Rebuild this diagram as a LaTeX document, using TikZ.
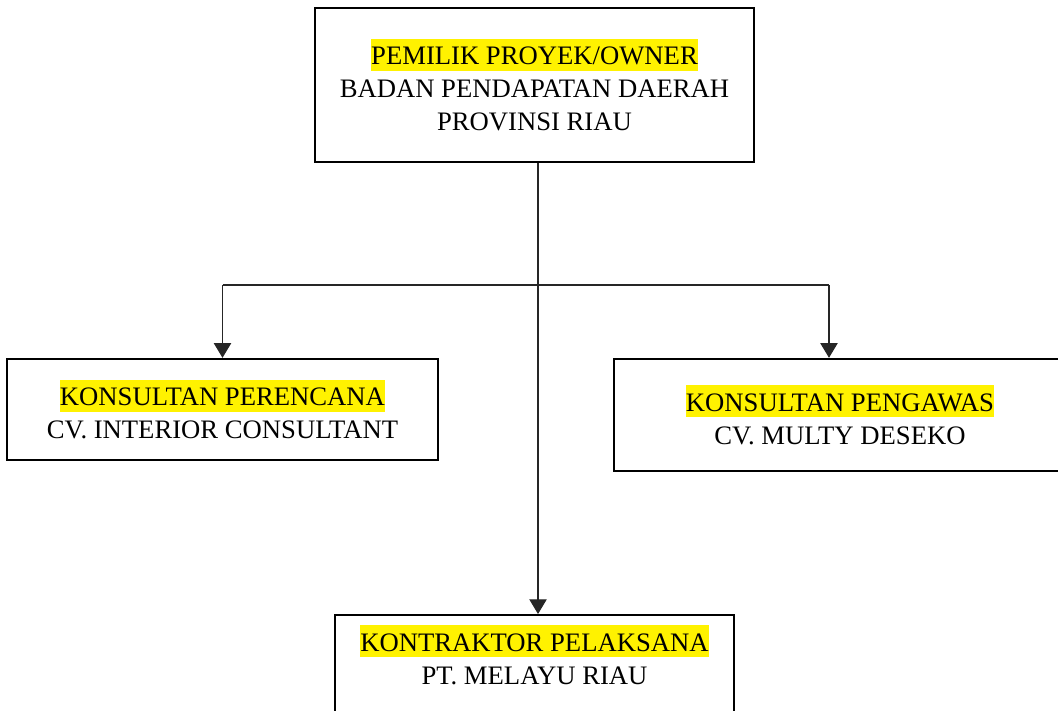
\documentclass[tikz,border=0pt]{standalone}
\usepackage{fontspec}
\setmainfont{Liberation Serif}
\usetikzlibrary{arrows.meta}
\newcommand{\hl}[1]{{\setlength{\fboxsep}{0pt}\colorbox{yellow}{\rule[-4.5pt]{0pt}{24pt}#1}}}
\begin{document}
\begin{tikzpicture}[x=0.75pt,y=-0.75pt,
  orgbox/.style={draw=black,line width=1.8pt,fill=white,align=center,inner sep=0pt,
    font=\fontsize{20}{24.75}\selectfont},
  conn/.style={line width=0.8pt,draw=black!85},
  arr/.style={conn,-{Triangle[width=13pt,length=11pt]}}]
\useasboundingbox (0,0) rectangle (1058,711);
\node[orgbox,minimum width=329.25pt,minimum height=115.5pt] (owner) at (534.5,85)
  {\hl{PEMILIK PROYEK/OWNER}\\BADAN PENDAPATAN DAERAH\\PROVINSI RIAU};
\node[orgbox,minimum width=323.25pt,minimum height=75.75pt] (plan) at (222.5,409.5)
  {\hl{KONSULTAN PERENCANA}\\CV. INTERIOR CONSULTANT};
\node[orgbox,minimum width=339pt,minimum height=84pt] (sup) at (840,415)
  {\hl{KONSULTAN PENGAWAS}\\CV. MULTY DESEKO};
\node[orgbox,minimum width=299.25pt,anchor=north,inner ysep=0pt] (con) at (534.5,614)
  {\rule{0pt}{27pt}\hl{KONTRAKTOR PELAKSANA}\\PT. MELAYU RIAU\\[60pt]\mbox{}};
\coordinate (j) at (538,285);
\coordinate (hl) at (222.5,285);
\coordinate (hr) at (829,285);
\draw[conn] (owner.south -| j) -- (j);
\draw[conn] (hl) -- (hr);
\draw[arr] (j) -- (con.north -| j);
\draw[arr] (hl) -- (plan.north);
\draw[arr] (hr) -- (sup.north -| hr);
\end{tikzpicture}
\end{document}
===
§ **Stated exercise**
Return the material word for word. Pictures are not part of the copy.

§ **Result for this exercise**
Rebuild this diagram as a LaTeX document, using TikZ.
\documentclass[tikz,border=0pt]{standalone}
\usepackage{fontspec}
\setmainfont{Liberation Serif}
\usetikzlibrary{arrows.meta}
\newcommand{\hl}[1]{{\setlength{\fboxsep}{0pt}\colorbox{yellow}{\rule[-4.5pt]{0pt}{24pt}#1}}}
\begin{document}
\begin{tikzpicture}[x=0.75pt,y=-0.75pt,
  orgbox/.style={draw=black,line width=1.8pt,fill=white,align=center,inner sep=0pt,
    font=\fontsize{20}{24.75}\selectfont},
  conn/.style={line width=0.8pt,draw=black!85},
  arr/.style={conn,-{Triangle[width=13pt,length=11pt]}}]
\useasboundingbox (0,0) rectangle (1058,711);
\node[orgbox,minimum width=329.25pt,minimum height=115.5pt] (owner) at (534.5,85)
  {\hl{PEMILIK PROYEK/OWNER}\\BADAN PENDAPATAN DAERAH\\PROVINSI RIAU};
\node[orgbox,minimum width=323.25pt,minimum height=75.75pt] (plan) at (222.5,409.5)
  {\hl{KONSULTAN PERENCANA}\\CV. INTERIOR CONSULTANT};
\node[orgbox,minimum width=339pt,minimum height=84pt] (sup) at (840,415)
  {\hl{KONSULTAN PENGAWAS}\\CV. MULTY DESEKO};
\node[orgbox,minimum width=299.25pt,anchor=north,inner ysep=0pt] (con) at (534.5,614)
  {\rule{0pt}{27pt}\hl{KONTRAKTOR PELAKSANA}\\PT. MELAYU RIAU\\[60pt]\mbox{}};
\coordinate (j) at (538,285);
\coordinate (hl) at (222.5,285);
\coordinate (hr) at (829,285);
\draw[conn] (owner.south -| j) -- (j);
\draw[conn] (hl) -- (hr);
\draw[arr] (j) -- (con.north -| j);
\draw[arr] (hl) -- (plan.north);
\draw[arr] (hr) -- (sup.north -| hr);
\end{tikzpicture}
\end{document}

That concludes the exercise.